Startbeitrag von David Egan am 27.07.2015 06:52

A client has recently started receiving text files which contain a range of non-printing characters which we need to strip out. The exact characters vary somewhat from file to file so we need a routine to remove ASCII 1 to 31 (excluding TAB,CR & LF) and 127 upwards.

I know we could loop through for each character & replace it but I'm hoping someone has a more efficient way so that we're not looping through the file 100 plus times. We have up to 30 of these files a day to deal with, up to 25Mb in size for each one.




Hi David,

Not tested, but this should do the trick I guess:

CleanString is string = Replace(InitialString, [charact(1), charact(2), Charact(3), ...], "")


Peter H.

von Peter Holemans - am 27.07.2015 07:55
Hi Peter
Clever idea but no good I'm afraid:(


von David Egan - am 27.07.2015 18:46
Hi David,

I tested it in WD20 with this piece of code and for me it works. The length of the initial string is 3 and the length of the clean string is 0 as it is supposed to be. What version are you using?

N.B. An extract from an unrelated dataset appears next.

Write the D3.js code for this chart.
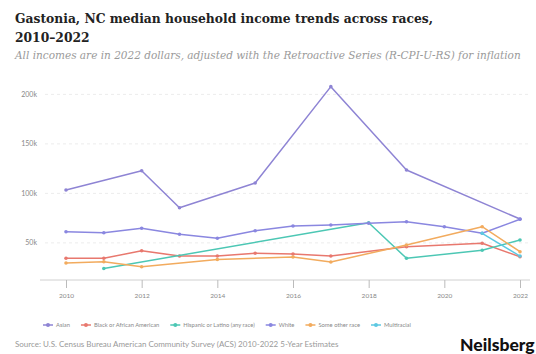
<!DOCTYPE html>
<html>
<head>
<meta charset="utf-8">
<script src="https://cdn.jsdelivr.net/npm/d3@7"></script>
<style>
  body { margin: 0; background: #fff; }
  svg { display: block; }
</style>
</head>
<body>
<svg width="536" height="354"></svg>
<script>
const svg = d3.select("svg");
const width = +svg.attr("width");
const height = +svg.attr("height");

// Data (values in dollars, null where no estimate)
const years = [2010, 2011, 2012, 2013, 2014, 2015, 2016, 2017, 2018, 2019, 2020, 2021, 2022];
const seriesNames = ["Asian", "Black or African American", "Hispanic or Latino (any race)", "White", "Some other race", "Multiracial"];
const asian = [103400, null, 122900, 85500, null, 110500, null, 207800, null, 123600, null, null, 74100];
const black = [34400, 34400, 42100, 36700, 36700, 39500, 38800, 36700, null, 46100, null, 49600, 36000];
const hispanic = [null, 24100, null, null, null, null, null, null, 70400, 34400, null, 42600, 52900];
const white = [61300, 60300, 64700, 58700, 54600, 62300, 67000, 68100, 69800, 71400, 66300, 59700, 73800];
const someOther = [29700, 31000, 25900, null, 33200, null, 35700, 30700, null, 47900, null, 66300, 41100];
const multiracial = [null, null, null, null, null, null, null, null, null, null, null, 59700, 36700];
const yTicks = [50000, 100000, 150000, 200000];
const xTicks = [2010, 2012, 2014, 2016, 2018, 2020, 2022];
const colors = ["#8e84d4", "#e8786e", "#4cc7b4", "#8a87e0", "#f2ab5e", "#5cc8e2"];

const allSeries = [asian, black, hispanic, white, someOther, multiracial];

// Scales
const x = d3.scaleLinear().domain([2010, 2022]).range([66, 520]);
const y = d3.scaleLinear().domain([12500, 212500]).range([280, 82]);

// Title
svg.append("text")
    .attr("x", 15).attr("y", 23)
    .attr("font-family", "DejaVu Serif").attr("font-weight", "bold")
    .attr("font-size", "12.3px").attr("fill", "#222")
    .text("Gastonia, NC median household income trends across races,");
svg.append("text")
    .attr("x", 15).attr("y", 42)
    .attr("font-family", "DejaVu Serif").attr("font-weight", "bold")
    .attr("font-size", "12.3px").attr("fill", "#222")
    .text("2010\u20132022");
svg.append("text")
    .attr("x", 15).attr("y", 59)
    .attr("font-family", "DejaVu Serif").attr("font-style", "italic")
    .attr("font-size", "10.5px").attr("fill", "#9a9a9a")
    .text("All incomes are in 2022 dollars, adjusted with the Retroactive Series (R-CPI-U-RS) for inflation");

// Gridlines + y labels
const yAxis = svg.append("g");
yAxis.selectAll("line").data(yTicks).join("line")
    .attr("x1", 45).attr("x2", 528)
    .attr("y1", d => y(d)).attr("y2", d => y(d))
    .attr("stroke", "#ececec").attr("stroke-dasharray", "3,3");
yAxis.selectAll("text").data(yTicks).join("text")
    .attr("x", 37).attr("y", d => y(d) + 2.5)
    .attr("text-anchor", "end")
    .attr("font-family", "Lato").attr("font-size", "7px").attr("fill", "#888")
    .text(d => d3.format("~s")(d / 1000) + "k");

// X axis
const xAxis = svg.append("g").attr("transform", "translate(0,280)")
    .call(d3.axisBottom(x).tickValues(xTicks).tickFormat(d3.format("d")).tickSize(8).tickSizeOuter(0));
xAxis.select(".domain").attr("stroke", "#d0d0d0").attr("d", "M40,0H530");
xAxis.selectAll(".tick line").attr("stroke", "#bbb");
xAxis.selectAll(".tick text")
    .attr("font-family", "Lato").attr("font-size", "6.5px").attr("fill", "#888").attr("dy", "1.1em");

// Lines
const line = d3.line()
    .x(d => x(d.year))
    .y(d => y(d.v));

allSeries.forEach((vals, i) => {
    const pts = years.map((yr, j) => ({ year: yr, v: vals[j] })).filter(d => d.v !== null);
    svg.append("path")
        .datum(pts)
        .attr("d", line)
        .attr("fill", "none")
        .attr("stroke", colors[i])
        .attr("stroke-width", 1.5)
        .attr("stroke-linejoin", "round");
    svg.append("g").selectAll("circle").data(pts).join("circle")
        .attr("cx", d => x(d.year)).attr("cy", d => y(d.v))
        .attr("r", 1.8)
        .attr("fill", colors[i]);
});

// Legend
const legend = svg.append("g").attr("transform", "translate(0,325)");
let lx = 43;
seriesNames.forEach((name, i) => {
    const g = legend.append("g").attr("transform", `translate(${lx},0)`);
    g.append("line").attr("x1", 0).attr("x2", 10).attr("y1", 0).attr("y2", 0)
        .attr("stroke", colors[i]).attr("stroke-width", 1.5);
    g.append("circle").attr("cx", 5).attr("cy", 0).attr("r", 2).attr("fill", colors[i]);
    const t = g.append("text").attr("x", 13).attr("y", 2)
        .attr("font-family", "Lato").attr("font-size", "5.8px").attr("fill", "#888")
        .text(name);
    lx += 13 + t.node().getComputedTextLength() + 11;
});

// Source + brand
svg.append("text")
    .attr("x", 15).attr("y", 347)
    .attr("font-family", "Lato").attr("font-size", "8px").attr("fill", "#999")
    .text("Source: U.S. Census Bureau American Community Survey (ACS) 2010-2022 5-Year Estimates");
svg.append("text")
    .attr("x", 460).attr("y", 351)
    .attr("font-family", "Lato").attr("font-weight", "900")
    .attr("font-size", "17.5px").attr("fill", "#111")
    .text("Neilsberg");
</script>
</body>
</html>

InitialString is string = Charact(1)+Charact(2)+Charact(3)
Info("Length: "+Length(InitialString))
CleanString is string = Replace(InitialString, [Charact(1),Charact(2),Charact(3)], "")
Info("Length: "+Length(CleanString))


Peter H.

von Peter Holemans - am 28.07.2015 07:30
Me too; I use the Replace function to remove white-space from strings - no problem.

von DarrenF - am 28.07.2015 08:57
you can put it in hex format using BufferToHexa, convert every byte to int using HexaToInt and remove it if the values is in your conditions and revert back from hex using HexaToBuffer.

With replace or this way you don't need to loop thru the file more than once.

von Paulo Oliveira - am 28.07.2015 09:34
Hi Peter
The project is in WD17 & that construct throws a syntax error in it. It does work fine in WD20 though so it's either time to update it or run with Paulo's suggestion which does work in WD17.

Thanks guys for the suggestions


von David Egan - am 28.07.2015 20:01